▶ _Information shown_
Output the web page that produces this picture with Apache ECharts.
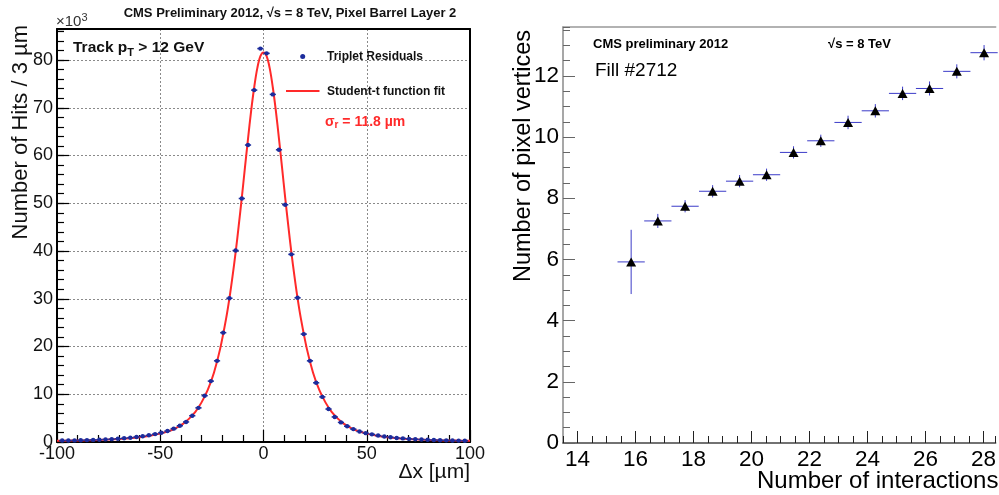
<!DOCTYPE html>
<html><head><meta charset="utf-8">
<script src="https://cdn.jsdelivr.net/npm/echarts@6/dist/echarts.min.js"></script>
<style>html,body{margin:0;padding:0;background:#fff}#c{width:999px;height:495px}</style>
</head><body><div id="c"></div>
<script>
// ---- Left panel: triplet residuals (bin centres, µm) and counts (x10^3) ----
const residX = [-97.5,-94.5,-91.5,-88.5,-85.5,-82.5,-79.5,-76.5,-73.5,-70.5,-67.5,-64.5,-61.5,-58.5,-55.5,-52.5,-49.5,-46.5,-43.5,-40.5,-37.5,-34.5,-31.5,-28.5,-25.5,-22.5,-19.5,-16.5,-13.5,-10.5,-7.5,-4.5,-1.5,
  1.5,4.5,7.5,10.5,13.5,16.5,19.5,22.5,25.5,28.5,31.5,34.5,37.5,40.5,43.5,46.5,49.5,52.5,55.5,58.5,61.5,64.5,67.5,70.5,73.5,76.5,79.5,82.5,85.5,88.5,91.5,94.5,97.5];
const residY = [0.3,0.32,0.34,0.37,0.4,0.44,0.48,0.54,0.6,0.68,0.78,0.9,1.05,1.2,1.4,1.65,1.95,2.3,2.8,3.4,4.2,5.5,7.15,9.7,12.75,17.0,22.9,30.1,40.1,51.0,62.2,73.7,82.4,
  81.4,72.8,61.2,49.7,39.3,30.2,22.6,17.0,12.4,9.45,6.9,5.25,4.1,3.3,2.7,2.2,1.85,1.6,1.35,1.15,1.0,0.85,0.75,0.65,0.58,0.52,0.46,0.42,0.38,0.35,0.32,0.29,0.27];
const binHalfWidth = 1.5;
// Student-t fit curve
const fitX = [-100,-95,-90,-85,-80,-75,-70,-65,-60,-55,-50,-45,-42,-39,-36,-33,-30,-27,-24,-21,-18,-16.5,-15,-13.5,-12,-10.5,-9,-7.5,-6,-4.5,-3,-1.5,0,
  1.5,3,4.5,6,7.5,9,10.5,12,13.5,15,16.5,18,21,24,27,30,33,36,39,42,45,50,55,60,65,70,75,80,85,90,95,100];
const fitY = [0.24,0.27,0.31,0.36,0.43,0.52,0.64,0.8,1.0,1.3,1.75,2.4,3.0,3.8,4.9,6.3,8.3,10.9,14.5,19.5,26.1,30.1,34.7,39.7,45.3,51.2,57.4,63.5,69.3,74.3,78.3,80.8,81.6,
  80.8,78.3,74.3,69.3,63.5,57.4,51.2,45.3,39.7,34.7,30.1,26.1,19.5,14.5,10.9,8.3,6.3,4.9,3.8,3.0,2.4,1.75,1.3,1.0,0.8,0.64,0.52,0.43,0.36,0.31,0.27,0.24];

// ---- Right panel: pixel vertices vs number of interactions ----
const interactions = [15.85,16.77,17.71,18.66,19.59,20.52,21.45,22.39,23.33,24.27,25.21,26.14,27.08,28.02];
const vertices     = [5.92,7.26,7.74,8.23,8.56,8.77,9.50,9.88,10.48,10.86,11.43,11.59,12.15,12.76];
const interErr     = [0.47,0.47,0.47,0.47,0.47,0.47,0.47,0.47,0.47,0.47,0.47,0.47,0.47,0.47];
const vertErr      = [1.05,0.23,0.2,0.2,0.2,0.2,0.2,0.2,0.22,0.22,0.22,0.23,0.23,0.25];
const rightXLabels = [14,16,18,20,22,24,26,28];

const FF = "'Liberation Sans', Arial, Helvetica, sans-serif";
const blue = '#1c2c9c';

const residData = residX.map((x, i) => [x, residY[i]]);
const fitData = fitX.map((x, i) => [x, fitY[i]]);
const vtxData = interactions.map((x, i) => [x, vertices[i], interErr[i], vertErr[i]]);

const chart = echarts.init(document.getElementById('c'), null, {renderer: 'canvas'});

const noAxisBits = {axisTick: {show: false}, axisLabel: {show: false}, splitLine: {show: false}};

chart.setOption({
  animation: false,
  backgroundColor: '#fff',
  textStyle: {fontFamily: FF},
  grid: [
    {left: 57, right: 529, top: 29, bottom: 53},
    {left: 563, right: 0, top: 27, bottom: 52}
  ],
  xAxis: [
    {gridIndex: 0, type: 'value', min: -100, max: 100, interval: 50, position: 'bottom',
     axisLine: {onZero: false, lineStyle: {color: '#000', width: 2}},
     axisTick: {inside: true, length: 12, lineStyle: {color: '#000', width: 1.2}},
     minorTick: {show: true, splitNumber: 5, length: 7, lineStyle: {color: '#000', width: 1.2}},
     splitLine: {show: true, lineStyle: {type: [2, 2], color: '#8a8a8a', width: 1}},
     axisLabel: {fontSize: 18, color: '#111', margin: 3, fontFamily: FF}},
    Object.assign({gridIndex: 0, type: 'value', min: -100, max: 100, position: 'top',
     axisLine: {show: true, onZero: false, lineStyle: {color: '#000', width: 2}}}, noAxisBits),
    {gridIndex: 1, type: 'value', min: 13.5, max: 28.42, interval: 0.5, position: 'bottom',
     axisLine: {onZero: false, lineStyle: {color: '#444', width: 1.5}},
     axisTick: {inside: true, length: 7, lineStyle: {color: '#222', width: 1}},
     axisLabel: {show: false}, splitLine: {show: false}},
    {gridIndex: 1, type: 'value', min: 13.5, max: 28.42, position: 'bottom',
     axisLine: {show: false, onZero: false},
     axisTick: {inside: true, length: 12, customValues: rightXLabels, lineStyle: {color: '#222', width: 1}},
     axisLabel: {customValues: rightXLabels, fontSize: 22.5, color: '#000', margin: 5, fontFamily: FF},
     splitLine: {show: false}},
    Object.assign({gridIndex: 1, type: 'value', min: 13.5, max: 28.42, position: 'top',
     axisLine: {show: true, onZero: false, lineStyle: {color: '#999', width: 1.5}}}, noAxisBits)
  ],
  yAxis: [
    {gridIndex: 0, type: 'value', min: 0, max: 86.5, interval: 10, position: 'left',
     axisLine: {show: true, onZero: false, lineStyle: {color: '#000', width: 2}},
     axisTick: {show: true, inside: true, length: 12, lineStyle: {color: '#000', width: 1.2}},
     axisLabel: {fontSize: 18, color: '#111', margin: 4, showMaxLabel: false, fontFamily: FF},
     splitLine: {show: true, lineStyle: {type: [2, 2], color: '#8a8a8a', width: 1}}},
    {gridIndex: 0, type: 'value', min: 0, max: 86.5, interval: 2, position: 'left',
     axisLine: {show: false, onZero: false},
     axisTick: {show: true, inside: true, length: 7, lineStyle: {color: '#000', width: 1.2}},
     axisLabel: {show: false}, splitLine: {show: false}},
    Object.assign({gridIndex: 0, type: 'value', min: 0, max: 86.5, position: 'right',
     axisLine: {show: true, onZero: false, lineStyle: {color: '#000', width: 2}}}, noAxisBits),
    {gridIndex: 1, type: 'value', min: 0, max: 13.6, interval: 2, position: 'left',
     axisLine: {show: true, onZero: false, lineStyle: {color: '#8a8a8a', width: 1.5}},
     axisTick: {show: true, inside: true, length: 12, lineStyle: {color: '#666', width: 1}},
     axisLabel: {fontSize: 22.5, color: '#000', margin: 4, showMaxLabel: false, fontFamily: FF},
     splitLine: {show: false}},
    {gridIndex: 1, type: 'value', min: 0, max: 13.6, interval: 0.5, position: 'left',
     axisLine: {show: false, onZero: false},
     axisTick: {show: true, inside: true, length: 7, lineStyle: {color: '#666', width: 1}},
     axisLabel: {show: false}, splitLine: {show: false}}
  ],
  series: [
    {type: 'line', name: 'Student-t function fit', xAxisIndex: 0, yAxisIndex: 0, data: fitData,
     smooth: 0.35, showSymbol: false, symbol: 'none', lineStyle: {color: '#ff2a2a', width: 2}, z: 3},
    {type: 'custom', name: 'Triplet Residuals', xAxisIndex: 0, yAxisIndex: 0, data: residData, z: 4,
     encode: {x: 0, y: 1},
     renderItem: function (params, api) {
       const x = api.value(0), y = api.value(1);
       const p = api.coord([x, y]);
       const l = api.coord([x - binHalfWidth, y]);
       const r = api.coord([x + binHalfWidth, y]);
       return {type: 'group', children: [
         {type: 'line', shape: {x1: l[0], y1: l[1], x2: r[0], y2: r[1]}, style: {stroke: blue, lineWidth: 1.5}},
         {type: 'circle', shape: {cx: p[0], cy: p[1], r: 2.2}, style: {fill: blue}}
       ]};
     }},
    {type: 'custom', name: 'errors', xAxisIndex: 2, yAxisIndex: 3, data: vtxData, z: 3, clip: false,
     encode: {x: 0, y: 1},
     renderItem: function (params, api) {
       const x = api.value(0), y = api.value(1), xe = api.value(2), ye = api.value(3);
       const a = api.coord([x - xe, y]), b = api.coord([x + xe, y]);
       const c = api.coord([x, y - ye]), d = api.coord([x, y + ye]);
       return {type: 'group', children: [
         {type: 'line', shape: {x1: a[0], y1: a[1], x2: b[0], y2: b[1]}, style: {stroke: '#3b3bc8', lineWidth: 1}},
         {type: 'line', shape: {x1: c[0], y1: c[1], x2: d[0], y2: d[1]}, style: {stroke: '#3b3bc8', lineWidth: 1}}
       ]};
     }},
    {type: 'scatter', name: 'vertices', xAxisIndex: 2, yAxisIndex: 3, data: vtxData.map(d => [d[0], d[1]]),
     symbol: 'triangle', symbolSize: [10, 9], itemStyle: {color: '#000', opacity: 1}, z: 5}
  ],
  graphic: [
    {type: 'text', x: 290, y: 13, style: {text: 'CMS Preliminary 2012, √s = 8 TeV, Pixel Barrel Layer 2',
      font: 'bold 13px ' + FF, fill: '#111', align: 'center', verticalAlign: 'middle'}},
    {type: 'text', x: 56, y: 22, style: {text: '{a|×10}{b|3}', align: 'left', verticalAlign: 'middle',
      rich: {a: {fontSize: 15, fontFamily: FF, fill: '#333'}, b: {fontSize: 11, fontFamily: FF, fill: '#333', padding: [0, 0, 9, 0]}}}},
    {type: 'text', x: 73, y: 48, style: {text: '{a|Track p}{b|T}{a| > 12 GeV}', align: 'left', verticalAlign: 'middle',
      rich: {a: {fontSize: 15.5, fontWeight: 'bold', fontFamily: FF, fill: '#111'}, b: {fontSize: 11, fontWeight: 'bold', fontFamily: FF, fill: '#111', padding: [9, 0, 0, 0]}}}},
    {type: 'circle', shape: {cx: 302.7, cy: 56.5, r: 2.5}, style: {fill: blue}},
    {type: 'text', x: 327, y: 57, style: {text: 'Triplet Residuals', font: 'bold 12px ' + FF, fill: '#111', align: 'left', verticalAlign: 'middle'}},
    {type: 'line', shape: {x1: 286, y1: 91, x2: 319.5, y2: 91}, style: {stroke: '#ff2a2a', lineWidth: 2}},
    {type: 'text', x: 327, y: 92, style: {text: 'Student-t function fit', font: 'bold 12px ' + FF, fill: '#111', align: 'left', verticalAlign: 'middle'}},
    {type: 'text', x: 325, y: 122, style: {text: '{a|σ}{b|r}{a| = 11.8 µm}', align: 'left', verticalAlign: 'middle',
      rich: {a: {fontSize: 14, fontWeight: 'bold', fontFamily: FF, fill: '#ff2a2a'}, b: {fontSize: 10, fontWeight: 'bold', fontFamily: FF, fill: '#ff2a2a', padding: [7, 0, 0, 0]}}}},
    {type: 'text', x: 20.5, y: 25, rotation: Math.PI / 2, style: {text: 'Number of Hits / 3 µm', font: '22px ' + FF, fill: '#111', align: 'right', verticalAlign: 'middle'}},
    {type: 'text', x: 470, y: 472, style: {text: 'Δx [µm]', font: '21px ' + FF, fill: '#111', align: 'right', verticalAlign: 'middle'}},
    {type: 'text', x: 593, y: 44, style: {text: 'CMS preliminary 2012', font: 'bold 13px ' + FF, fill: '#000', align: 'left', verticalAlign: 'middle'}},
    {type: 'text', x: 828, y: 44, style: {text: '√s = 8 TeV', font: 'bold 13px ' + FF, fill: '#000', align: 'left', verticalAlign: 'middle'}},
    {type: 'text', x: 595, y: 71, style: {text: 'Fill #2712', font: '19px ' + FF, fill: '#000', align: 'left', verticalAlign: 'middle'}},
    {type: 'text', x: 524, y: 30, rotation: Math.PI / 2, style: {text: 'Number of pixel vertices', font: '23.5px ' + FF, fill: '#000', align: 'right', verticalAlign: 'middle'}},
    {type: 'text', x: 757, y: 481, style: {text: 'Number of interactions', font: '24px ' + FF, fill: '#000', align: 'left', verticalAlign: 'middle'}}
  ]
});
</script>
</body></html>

▶ _Task details_
Set out every line from the material that contains the string "picture".

▶ _Answer to the exercise_
Output the web page that produces this picture with Apache ECharts.

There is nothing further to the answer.